Environment

Hikers forced to clean up their waste as Alaskan glacier sets to dump decades of poo

Denali National Park in Alaska is home to North America’s highest peak, attracting long queues of humans who are keen to commune with nature. 

Unfortunately, nature’s call doesn’t always align with convenient amenities, and decades of toilet breaks have added up. Now hiking companies are making it their business to fix the peak’s poo problem.

According to the National Park Service (NPS), six of the seven guide companies contracted to take tourists hiking up Denali’s trails have volunteered to enforce new waste management practices.

In generations gone by, the occasional hikers daring to push their way up the icy terrain of Denali’s West Buttress climbing route each year would leave their excrement wherever they pleased.

By the late 1970s park rangers needed to accommodate increasing numbers of climbers by digging latrines into the glacial ice near crowded stopping points, covering the three to four metre (10 foot) hole with a plywood outhouse.

At the end of the climbing season, the outhouse would be taken down and the hole filled in, leaving a Morse code of poopsicles on a conveyer-belt slowly grinding its way towards the ocean.

We’re not talking a few small tubes of number two either. A whopping 66 metric tons of the stuff has accumulated in Kahiltna Glacier’s ice over the decades, and with it a trove of parasites, pathogens and two-ply paper destined for Alaska’s coast.

The first steps towards improving sanitation took place in 2001, when the NPS worked with the American Alpine Club to pilot a program featuring a personal transportable toilet called the Clean Mountain Can.

It was a success … of sorts.

More than 500 climbers used the can over the following years, reducing contamination near one of the more disgusting campsites enough to show the program’s merit.

These days, every climber is handed a can on arrival and expected to use it. The lightweight toilet is good for around 12 uses and weighs up to 7 kilograms (about 15 pounds) when full.

Since it can take a few weeks to trek up and back, park rangers admit they can’t expect walkers to carry an entire trip’s worth of waste the entire way.

So they compromised. At 4,300 metres (14,200 feet), hikers could drop their ‘excess baggage’ into a single sign-posted crevasse.

The Clean Mountain Can program has made a marked improvement cleaning up the glacier’s surface and forms a key role in the park’s waste management program.

Now all but one of the park’s contracted hiking companies are stepping up of their own accord to make their clients carry all of their waste the entire way. 

The companies cover around half of all climbers making their way up Dinali’s flanks, so it should make a significant impact on the park’s sanitation.

That’s news worth celebrating. But Kahiltna glacier is still steaming ahead with its cargo of caca, and with global warming jamming its finger on the fast forward button, the thaw will be a relatively quick one.

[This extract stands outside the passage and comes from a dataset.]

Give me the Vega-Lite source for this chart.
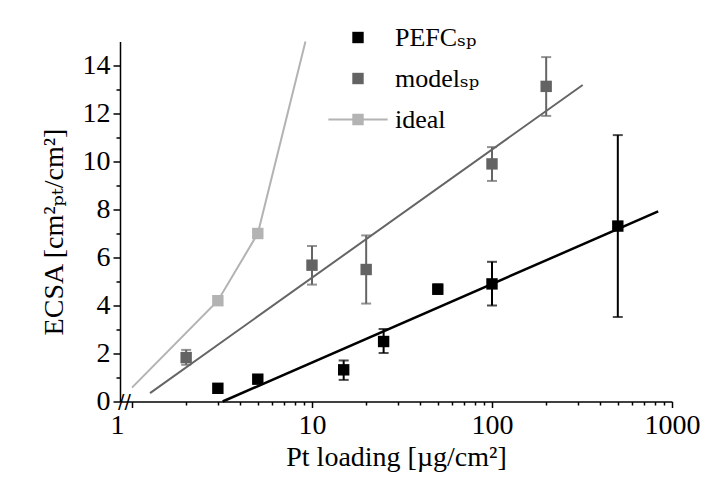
{
  "$schema": "https://vega.github.io/schema/vega-lite/v6.json",
  "width": 552,
  "height": 360,
  "autosize": {"type": "none"},
  "padding": {"left": 120, "top": 41.5, "right": 29, "bottom": 86.5},
  "background": "white",
  "config": {
    "view": {"stroke": null},
    "font": "Liberation Serif",
    "axis": {
      "grid": false,
      "domainColor": "black",
      "domainWidth": 1.5,
      "tickColor": "black",
      "tickWidth": 1.5,
      "labelFont": "Liberation Serif",
      "labelFontSize": 28,
      "labelColor": "black",
      "titleFont": "Liberation Serif, DejaVu Serif",
      "titleFontSize": 28,
      "titleFontWeight": "normal",
      "titleColor": "black",
      "labelOverlap": false,
      "labelBound": false,
      "labelFlush": false
    }
  },
  "resolve": {"axis": {"x": "independent", "y": "independent"}},
  "datasets": {
    "meas": [
      {"series": "PEFC", "x": 3, "y": 0.55, "lo": 0.43, "hi": 0.67},
      {"series": "PEFC", "x": 5, "y": 0.93, "lo": 0.8, "hi": 1.06},
      {"series": "PEFC", "x": 15, "y": 1.32, "lo": 0.9, "hi": 1.71},
      {"series": "PEFC", "x": 25, "y": 2.5, "lo": 2.02, "hi": 3.02},
      {"series": "PEFC", "x": 50, "y": 4.68, "lo": 4.48, "hi": 4.88},
      {"series": "PEFC", "x": 100, "y": 4.9, "lo": 4.0, "hi": 5.82},
      {"series": "PEFC", "x": 500, "y": 7.31, "lo": 3.52, "hi": 11.1},
      {"series": "model", "x": 2, "y": 1.83, "lo": 1.53, "hi": 2.15},
      {"series": "model", "x": 10, "y": 5.68, "lo": 4.87, "hi": 6.48},
      {"series": "model", "x": 20, "y": 5.5, "lo": 4.08, "hi": 6.92},
      {"series": "model", "x": 100, "y": 9.9, "lo": 9.19, "hi": 10.6},
      {"series": "model", "x": 200, "y": 13.13, "lo": 11.9, "hi": 14.35}
    ],
    "fits": [
      {"series": "PEFC", "x": 3.19, "y": 0},
      {"series": "PEFC", "x": 838, "y": 7.92},
      {"series": "model", "x": 1.26, "y": 0.35},
      {"series": "model", "x": 319, "y": 13.19}
    ],
    "idealCurve": [
      {"x": 1.0, "y": 0.58},
      {"x": 3, "y": 4.2},
      {"x": 5, "y": 7.0},
      {"x": 9.2, "y": 15}
    ],
    "idealPoints": [
      {"x": 3, "y": 4.2},
      {"x": 5, "y": 7.0}
    ],
    "breaks": [
      {"x": 0.908, "y": 0, "t": "//"}
    ]
  },
  "encoding": {
    "x": {
      "field": "x",
      "type": "quantitative",
      "scale": {"type": "log", "domain": [0.858, 1000], "nice": false},
      "axis": null
    },
    "y": {
      "field": "y",
      "type": "quantitative",
      "scale": {"domain": [0, 15], "nice": false, "zero": false},
      "axis": null
    }
  },
  "layer": [
    {
      "data": {"name": "idealCurve"},
      "mark": {"type": "line", "color": "#b3b3b3", "strokeWidth": 2},
      "encoding": {
        "x": {
          "field": "x",
          "type": "quantitative",
          "scale": {"type": "log", "domain": [0.858, 1000], "nice": false},
          "axis": {
            "orient": "bottom",
            "title": "Pt loading [µg/cm²]",
            "values": [1, 10, 100, 1000],
            "labelExpr": "format(datum.value, 'd')",
            "labelOffset": {"condition": {"test": "datum.value == 1", "value": -15}, "value": 0},
            "tickSize": 6,
            "labelPadding": 4,
            "titlePadding": 4
          }
        },
        "y": {
          "field": "y",
          "type": "quantitative",
          "scale": {"domain": [0, 15], "nice": false, "zero": false},
          "axis": {
            "orient": "left",
            "title": "ECSA [cm²ₚₜ/cm²]",
            "values": [0, 2, 4, 6, 8, 10, 12, 14],
            "tickSize": 7,
            "labelPadding": 3,
            "titlePadding": 14,
            "titleY": 190
          }
        }
      }
    },
    {
      "data": {"name": "fits"},
      "transform": [{"filter": "datum.series == 'model'"}],
      "mark": {"type": "line", "color": "#656565", "strokeWidth": 2},
      "encoding": {
        "x": {
          "field": "x",
          "type": "quantitative",
          "scale": {"type": "log", "domain": [0.858, 1000], "nice": false},
          "axis": {
            "orient": "bottom",
            "title": null,
            "values": [2, 3, 4, 5, 6, 7, 8, 9, 20, 30, 40, 50, 60, 70, 80, 90, 200, 300, 400, 500, 600, 700, 800, 900],
            "labels": false,
            "domain": false,
            "tickSize": 3.5
          }
        },
        "y": {
          "field": "y",
          "type": "quantitative",
          "scale": {"domain": [0, 15], "nice": false, "zero": false},
          "axis": {
            "orient": "left",
            "title": null,
            "values": [1, 3, 5, 7, 9, 11, 13],
            "labels": false,
            "domain": false,
            "tickSize": 4
          }
        }
      }
    },
    {
      "data": {"name": "fits"},
      "transform": [{"filter": "datum.series == 'PEFC'"}],
      "mark": {"type": "line", "color": "#000000", "strokeWidth": 2.5}
    },
    {
      "data": {"name": "meas"},
      "transform": [{"filter": "datum.series == 'model'"}],
      "mark": {"type": "errorbar", "ticks": true, "size": 10, "thickness": 2, "color": "#656565"},
      "encoding": {
        "y": {"field": "lo", "type": "quantitative", "axis": null, "scale": {"domain": [0, 15], "nice": false, "zero": false}},
        "y2": {"field": "hi"}
      }
    },
    {
      "data": {"name": "meas"},
      "transform": [{"filter": "datum.series == 'PEFC'"}],
      "mark": {"type": "errorbar", "ticks": true, "size": 10, "thickness": 2, "color": "#000000"},
      "encoding": {
        "y": {"field": "lo", "type": "quantitative", "axis": null, "scale": {"domain": [0, 15], "nice": false, "zero": false}},
        "y2": {"field": "hi"}
      }
    },
    {
      "data": {"name": "idealPoints"},
      "mark": {"type": "point", "shape": "square", "filled": true, "size": 130, "color": "#b3b3b3", "opacity": 1, "strokeWidth": 0}
    },
    {
      "data": {"name": "meas"},
      "mark": {"type": "point", "filled": true, "size": 130, "opacity": 1, "strokeWidth": 0},
      "encoding": {
        "color": {
          "field": "series",
          "type": "nominal",
          "scale": {"domain": ["PEFC", "model", "ideal"], "range": ["#000000", "#636363", "#b3b3b3"]},
          "legend": {
            "orient": "none", "legendX": 225, "legendY": -17, "title": null,
            "labelFont": "Liberation Serif, DejaVu Serif", "labelFontSize": 26, "labelColor": "black",
            "symbolSize": 130, "rowPadding": 15, "labelOffset": 24, "symbolStrokeWidth": 0, "symbolOpacity": 1,
            "labelExpr": "datum.label == 'PEFC' ? 'PEFCₛₚ' : datum.label == 'model' ? 'modelₛₚ' : 'ideal'"
          }
        },
        "shape": {
          "field": "series",
          "type": "nominal",
          "scale": {"domain": ["PEFC", "model", "ideal"], "range": ["square", "square", "M-5.2,-0.17H-1V-1H1V-0.17H5.2V0.17H1V1H-1V0.17H-5.2Z"]},
          "legend": {
            "orient": "none", "legendX": 225, "legendY": -17, "title": null,
            "labelFont": "Liberation Serif, DejaVu Serif", "labelFontSize": 26, "labelColor": "black",
            "symbolSize": 130, "rowPadding": 15, "labelOffset": 24, "symbolStrokeWidth": 0, "symbolOpacity": 1,
            "labelExpr": "datum.label == 'PEFC' ? 'PEFCₛₚ' : datum.label == 'model' ? 'modelₛₚ' : 'ideal'"
          }
        }
      }
    },
    {
      "data": {"name": "breaks"},
      "mark": {"type": "text", "font": "DejaVu Sans", "fontSize": 19, "color": "black", "align": "center", "baseline": "middle"},
      "encoding": {"text": {"field": "t"}}
    }
  ]
}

“We have lost more glacier cover in the Alaskan national parks than there is area in the whole state of Rhode Island,” National Park Service glaciologist Michael Loso recently told Elizabeth Weise at USA Today.

“One of the consequences of warming temperatures is that the surface of the glacier is melting more quickly.”

Loso is something of an expert on Dinali’s faecal issue. For years he’s been studying the slow crawl of tourist waste as it makes a 28 kilometre journey from snow-capped mountain to blue sea.

Since those first toilets were dug nearly half a century ago, waste from the lowest camps could start appearing at the end of the glacier any year now. Not that anybody is looking too closely.

“We don’t choose to spend our limited funding to just hunt for it all summer long,” says Loso.

It won’t exactly be a tidal wave of excrement, but the deposits of faecal bacteria and potential communicable diseases peppering the ice will more than likely be biologically active, making for a potential hazard for the centuries it takes to clear.

Once considered remote destinations a few hardy travellers would dare tackle, frontiers like Denali are now attracting long queues of tourists desperate to test their mettle in the ice-covered wilderness.

The Alaskan national park isn’t the only one dealing with human waste. Everest is also under threat from droves of tourists leaving more than footprints behind on its slopes.

If we want future generations to share the luxury of hiking through a pristine environment, hiking companies should take note. Not to mention a bunch of Clean Mountain Cans.